» Task details
Scan the listing below and copy every line holding "matplotlib".

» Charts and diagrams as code
[Begin]
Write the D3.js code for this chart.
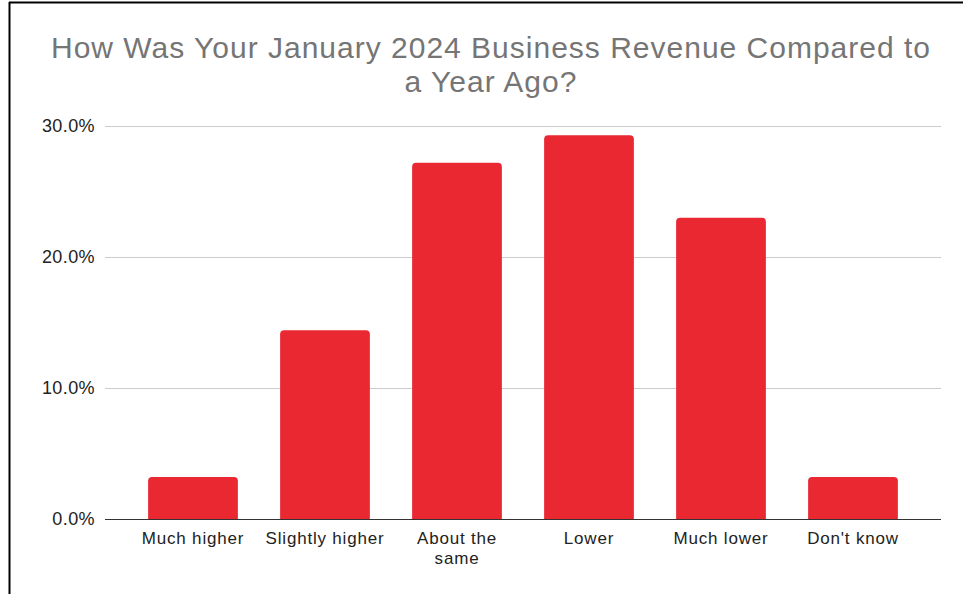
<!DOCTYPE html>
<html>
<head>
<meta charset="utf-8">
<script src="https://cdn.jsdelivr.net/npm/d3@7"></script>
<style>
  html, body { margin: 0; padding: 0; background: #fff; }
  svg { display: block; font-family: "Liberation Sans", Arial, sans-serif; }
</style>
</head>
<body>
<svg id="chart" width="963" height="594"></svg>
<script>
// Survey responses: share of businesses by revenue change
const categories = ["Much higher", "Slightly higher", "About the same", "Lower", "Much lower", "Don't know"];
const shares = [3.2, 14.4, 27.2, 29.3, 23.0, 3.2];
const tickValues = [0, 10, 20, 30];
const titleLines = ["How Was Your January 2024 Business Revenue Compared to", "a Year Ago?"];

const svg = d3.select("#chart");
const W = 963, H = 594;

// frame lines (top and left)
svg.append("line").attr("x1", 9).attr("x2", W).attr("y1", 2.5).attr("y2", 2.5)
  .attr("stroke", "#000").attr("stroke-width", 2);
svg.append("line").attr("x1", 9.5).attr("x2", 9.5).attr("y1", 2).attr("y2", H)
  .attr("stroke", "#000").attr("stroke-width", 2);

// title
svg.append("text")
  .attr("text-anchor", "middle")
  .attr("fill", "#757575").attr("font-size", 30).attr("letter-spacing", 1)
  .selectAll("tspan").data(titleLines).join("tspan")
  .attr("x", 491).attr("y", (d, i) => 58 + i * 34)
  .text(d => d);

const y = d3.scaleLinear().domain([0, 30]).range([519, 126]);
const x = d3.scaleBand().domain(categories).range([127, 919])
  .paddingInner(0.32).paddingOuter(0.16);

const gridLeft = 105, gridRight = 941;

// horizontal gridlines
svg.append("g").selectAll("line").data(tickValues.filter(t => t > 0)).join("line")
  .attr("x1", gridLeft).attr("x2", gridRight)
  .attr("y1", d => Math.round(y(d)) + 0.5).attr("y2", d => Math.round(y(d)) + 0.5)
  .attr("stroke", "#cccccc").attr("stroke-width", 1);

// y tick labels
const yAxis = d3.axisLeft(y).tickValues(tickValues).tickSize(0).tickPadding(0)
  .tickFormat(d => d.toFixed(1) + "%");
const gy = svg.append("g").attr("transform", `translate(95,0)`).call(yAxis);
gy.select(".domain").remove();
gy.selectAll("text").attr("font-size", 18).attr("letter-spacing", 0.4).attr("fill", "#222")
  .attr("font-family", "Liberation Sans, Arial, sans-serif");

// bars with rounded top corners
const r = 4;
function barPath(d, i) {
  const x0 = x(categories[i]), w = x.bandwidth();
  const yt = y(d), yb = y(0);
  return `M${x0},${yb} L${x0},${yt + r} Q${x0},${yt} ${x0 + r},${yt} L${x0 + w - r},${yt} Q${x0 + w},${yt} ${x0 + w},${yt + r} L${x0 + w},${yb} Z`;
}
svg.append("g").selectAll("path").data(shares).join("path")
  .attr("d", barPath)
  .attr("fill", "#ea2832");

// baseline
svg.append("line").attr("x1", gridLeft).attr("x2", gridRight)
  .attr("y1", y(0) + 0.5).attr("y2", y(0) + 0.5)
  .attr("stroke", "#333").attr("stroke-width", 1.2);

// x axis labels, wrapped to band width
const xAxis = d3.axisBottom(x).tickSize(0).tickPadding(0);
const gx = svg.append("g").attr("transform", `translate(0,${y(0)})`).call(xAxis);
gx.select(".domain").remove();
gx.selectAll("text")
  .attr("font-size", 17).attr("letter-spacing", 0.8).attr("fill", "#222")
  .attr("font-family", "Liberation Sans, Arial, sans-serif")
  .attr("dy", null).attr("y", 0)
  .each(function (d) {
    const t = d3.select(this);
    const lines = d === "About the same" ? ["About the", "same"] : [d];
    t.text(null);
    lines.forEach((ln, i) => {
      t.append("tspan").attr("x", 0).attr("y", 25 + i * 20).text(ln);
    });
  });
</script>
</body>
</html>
[End]
[Begin]
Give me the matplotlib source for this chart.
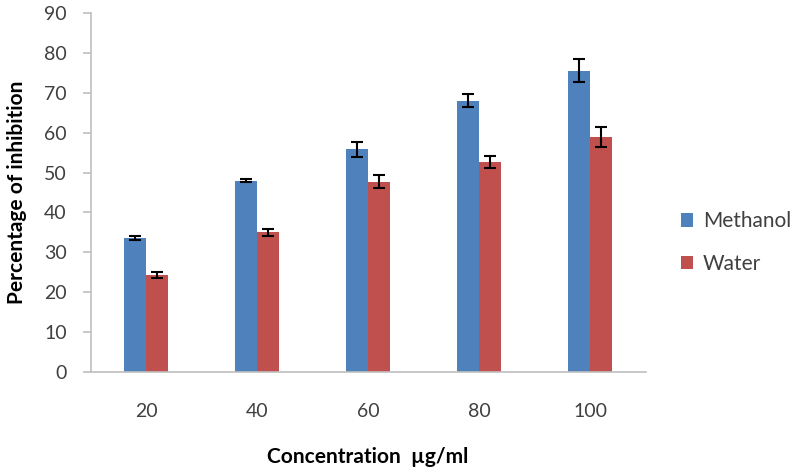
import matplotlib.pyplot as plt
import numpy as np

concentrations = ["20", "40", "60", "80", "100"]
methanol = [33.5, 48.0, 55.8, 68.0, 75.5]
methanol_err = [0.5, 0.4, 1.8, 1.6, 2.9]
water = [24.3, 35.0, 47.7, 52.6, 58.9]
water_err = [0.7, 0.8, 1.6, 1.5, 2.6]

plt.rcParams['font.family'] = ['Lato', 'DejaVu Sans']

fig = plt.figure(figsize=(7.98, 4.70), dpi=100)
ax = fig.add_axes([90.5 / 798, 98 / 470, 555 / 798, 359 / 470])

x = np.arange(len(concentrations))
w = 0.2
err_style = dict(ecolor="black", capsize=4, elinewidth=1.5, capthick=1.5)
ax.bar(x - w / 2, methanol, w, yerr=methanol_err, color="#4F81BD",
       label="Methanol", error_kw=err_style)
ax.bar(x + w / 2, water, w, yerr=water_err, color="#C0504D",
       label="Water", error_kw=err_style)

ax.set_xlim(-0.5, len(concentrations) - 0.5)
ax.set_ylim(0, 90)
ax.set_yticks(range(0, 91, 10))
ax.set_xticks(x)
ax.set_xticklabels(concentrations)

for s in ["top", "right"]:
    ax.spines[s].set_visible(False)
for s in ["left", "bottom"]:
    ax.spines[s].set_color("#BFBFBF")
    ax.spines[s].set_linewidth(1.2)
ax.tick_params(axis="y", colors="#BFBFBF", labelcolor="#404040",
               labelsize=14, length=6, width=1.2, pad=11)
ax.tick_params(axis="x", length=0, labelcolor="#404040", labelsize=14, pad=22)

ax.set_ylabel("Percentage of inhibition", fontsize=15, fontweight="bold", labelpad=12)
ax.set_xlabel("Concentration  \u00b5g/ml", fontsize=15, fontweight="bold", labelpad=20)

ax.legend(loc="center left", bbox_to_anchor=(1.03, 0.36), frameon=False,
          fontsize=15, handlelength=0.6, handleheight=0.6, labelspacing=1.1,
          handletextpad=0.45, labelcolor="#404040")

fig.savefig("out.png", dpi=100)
[End]
» Correct output
Give me the matplotlib source for this chart.
import matplotlib.pyplot as plt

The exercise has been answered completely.